La vida real es muy complicada y difícil de aceptar, conocido el desenlace que nos espera a todos. Es normal y sano que cada uno de nosotros construyamos en la medida de nuestras posibilidades ficciones que nos proporcionen un cierto sustento. Inevitablemente, el hecho de contar un hecho pasado o proyectarse en el futuro incluye un cierto grado de relato y narrativa. Hacemos ficción porque somos humanos. El cultivo individual de la ficción y del mundo interior proporciona seguramente una complejidad vital que es positivo mantener. Estas ficciones son sagradas y, a su modo, intocables. 

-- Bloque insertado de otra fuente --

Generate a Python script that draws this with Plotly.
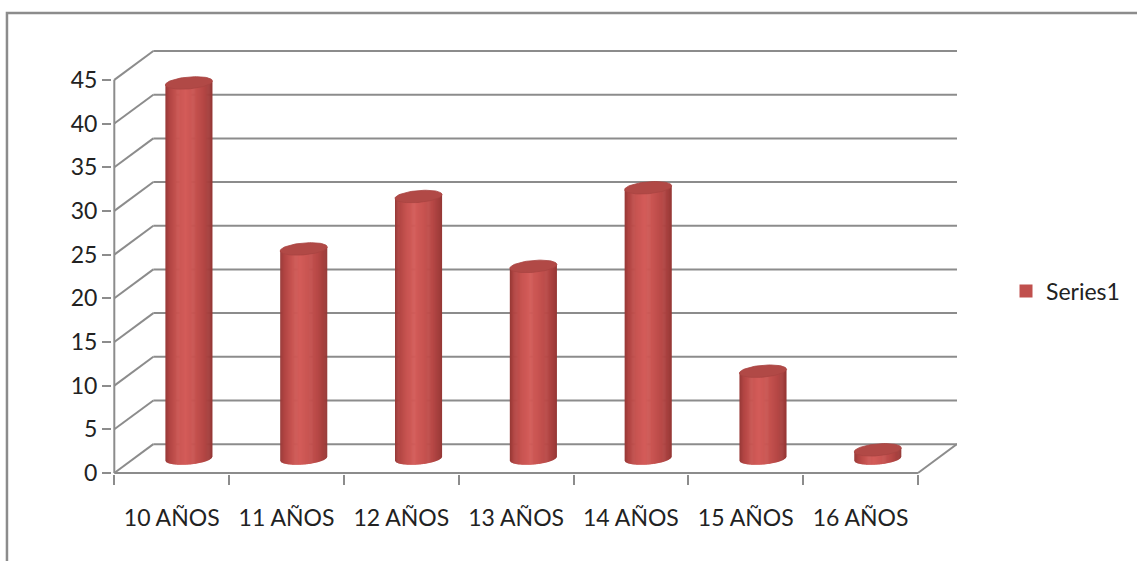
import numpy as np
import plotly.graph_objects as go

# ---- data ----
categories = ["10 AÑOS", "11 AÑOS", "12 AÑOS", "13 AÑOS", "14 AÑOS", "15 AÑOS", "16 AÑOS"]
values = [43, 24, 30, 22, 31, 10, 1]
y_ticks = [0, 5, 10, 15, 20, 25, 30, 35, 40, 45]
series_name = "Series1"

# ---- style ----
FONT = "Lato"
GRAY = "#8c8c8c"
DX, DY = 0.34, 3.30          # depth offset of back wall (x in categories, y in value units)
CDX = 0.15                   # cylinder depth shift along x
HW = 0.205                   # cylinder half width (category units)
EH = 0.68                    # ellipse half height (value units)
SH = 0.22                    # slight perspective tilt of ellipses
STOPS = [(0.0, (150, 56, 54)), (0.08, (176, 68, 66)), (0.25, (200, 84, 81)),
         (0.42, (211, 92, 89)), (0.6, (200, 84, 81)), (0.8, (183, 72, 70)),
         (0.93, (163, 62, 60)), (1.0, (148, 55, 53))]
TOP_COLOR = "#b14946"


def shade(u):
    for (u0, c0), (u1, c1) in zip(STOPS[:-1], STOPS[1:]):
        if u0 <= u <= u1:
            f = (u - u0) / (u1 - u0)
            r, g, b = [round(a + (b_ - a) * f) for a, b_ in zip(c0, c1)]
            return f"rgb({r},{g},{b})"
    return "rgb(192,80,77)"


n = len(categories)
ymax = max(y_ticks)
fig = go.Figure()
shapes = []

line = dict(color=GRAY, width=2)
# back wall gridlines and side-wall diagonals
for v in y_ticks:
    shapes.append(dict(type="line", xref="x", yref="y", layer="below",
                       x0=-0.5 + DX, x1=n - 0.5 + DX, y0=v + DY, y1=v + DY, line=line))
    shapes.append(dict(type="line", xref="x", yref="y", layer="below",
                       x0=-0.5, x1=-0.5 + DX, y0=v, y1=v + DY, line=line))
# floor right edge, front floor edge, front vertical axis
shapes.append(dict(type="line", xref="x", yref="y", layer="below",
                   x0=n - 0.5, x1=n - 0.5 + DX, y0=0, y1=DY, line=line))
shapes.append(dict(type="line", xref="x", yref="y", layer="below",
                   x0=-0.5, x1=n - 0.5, y0=0, y1=0, line=line))
shapes.append(dict(type="line", xref="x", yref="y", layer="below",
                   x0=-0.5, x1=-0.5, y0=0, y1=ymax, line=line))
# outer chart border (extends beyond the window on the right/bottom)
shapes.append(dict(type="rect", xref="paper", yref="paper", layer="below",
                   x0=-0.1243, x1=1.25, y0=-0.25, y1=1.0873,
                   line=dict(color=GRAY, width=2.5)))

# cylinders
N = 44
for i, v in enumerate(values):
    c = i + CDX
    base = DY / 2
    top = v + DY / 2

    def tilt(x, c=c):
        return SH * (x - c) / HW

    edges = np.linspace(c - HW, c + HW, N + 1)
    step = edges[1] - edges[0]
    for k in range(N):
        x_left = edges[k]
        x_right = min(edges[k + 1] + 0.6 * step, c + HW)
        xs = np.linspace(x_left, x_right, 4)
        bottom = base - EH * np.sqrt(np.clip(1 - ((xs - c) / HW) ** 2, 0, 1)) + tilt(xs)
        topy = top + tilt(xs)
        px = list(xs) + list(xs[::-1]) + [xs[0]]
        py = list(topy) + list(bottom[::-1]) + [topy[0]]
        col = shade((k + 0.5) / N)
        fig.add_trace(go.Scatter(x=px, y=py, fill="toself", fillcolor=col, mode="lines",
                                 line=dict(width=0), hoverinfo="skip",
                                 showlegend=False))
    t = np.linspace(0, 2 * np.pi, 72)
    ex = c + HW * np.cos(t)
    ey = top + EH * np.sin(t) + tilt(ex)
    fig.add_trace(go.Scatter(x=ex, y=ey, fill="toself", fillcolor=TOP_COLOR, mode="lines",
                             line=dict(width=0.8, color="#a84441"), hoverinfo="skip",
                             showlegend=False))

# legend entry
fig.add_trace(go.Scatter(x=[None], y=[None], mode="markers", name=series_name,
                         marker=dict(symbol="square", size=13, color="#c0504d")))

fig.update_layout(
    width=1137, height=561,
    margin=dict(l=112, r=180, t=50, b=87),
    paper_bgcolor="white", plot_bgcolor="white",
    font=dict(family=FONT, size=23, color="#222222"),
    shapes=shapes,
    showlegend=True,
    legend=dict(x=1.058, y=0.4316, xanchor="left", yanchor="middle",
                font=dict(family=FONT, size=23, color="#222222"),
                bgcolor="rgba(0,0,0,0)"),
    xaxis=dict(range=[-0.52, n - 0.5 + DX], tickvals=list(range(n)), ticktext=categories,
               ticks="", showgrid=False, zeroline=False, showline=False,
               ticklabelstandoff=28,
               minor=dict(tickvals=[k - 0.5 for k in range(n + 1)], ticks="outside",
                          ticklen=10, tickwidth=2, tickcolor=GRAY, showgrid=False)),
    yaxis=dict(range=[-0.12, ymax + DY + 0.12], tickvals=y_ticks, ticks="outside",
               ticklen=9, tickwidth=2, tickcolor=GRAY, showgrid=False, zeroline=False,
               showline=False),
)

fig.write_html("out.html")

El problema es que en el debate público las ficciones son, ay, peligrosas. Dice Javier Marías en su discurso que “toda transcripción de hechos, datos y acontecimientos está condenada a ser provisional y a ser «infiel». Por mucho que el historiador, el biógrafo, o el erudito se empeñen en ser «fieles» a carta cabal, su capacidad para serlo es limitada, su visión es subjetiva, su conocimiento es parcial, sus aseveraciones son transitorias, y además, al recurrir a la palabra, están echando mano, como vimos antes, de un instrumento impreciso”. Lo mismo ocurre con todo debate en la ciencia social. Pretender asirnos a la seguridad de las ficciones en el debate público es contraproducente. Buscar explicaciones totales, absolutas y unívocas a problemas complejos no soluciona ninguno de los dilemas a los que nos enfrentamos. Sorprende encontrar un entusiasmo parecido al que se mantiene con las ficciones en lo político y grupal, vistas algunas de las consecuencias de pasadas ficciones colectivas. Particularmente en el discurso de cierta izquierda y determinados nacionalismos encontramos el recurso a la ficción, la vuelta a un romanticismo emancipador que nos liberará de nuestros problemas. Resulta más fácil debatir sobre lo malos que son unos y otros que argumentar sobre las complejidades del mercado laboral, la política energética y la crisis de refugiados. Habría que aceptar que no son válidas todas nuestras cábalas sino que tenemos que sostener nuestras posturas con la argumentación, la racionalidad y toda la ristra posible de evidencia que seamos capaces de acumular. Esto es algo que no puede gustar al que ya ha hecho su propia ficción de lo que ha de ser el futuro de todos. Es aquí donde entra Rawls y su concepto de razón pública, que nos puede ayudar a distinguir qué elementos entran y cuáles no en el debate público. Que compita un liberalismo cívico y pausado contra un comunalismo apasionado y soñador es algo difícil de lograr en esta época sentimental. 

Tengamos un debate sereno y a poder ser aburrido. No vaya a ser que acabe la música, nuestros padres se hayan ido y tengamos al pederasta debajo de la cama.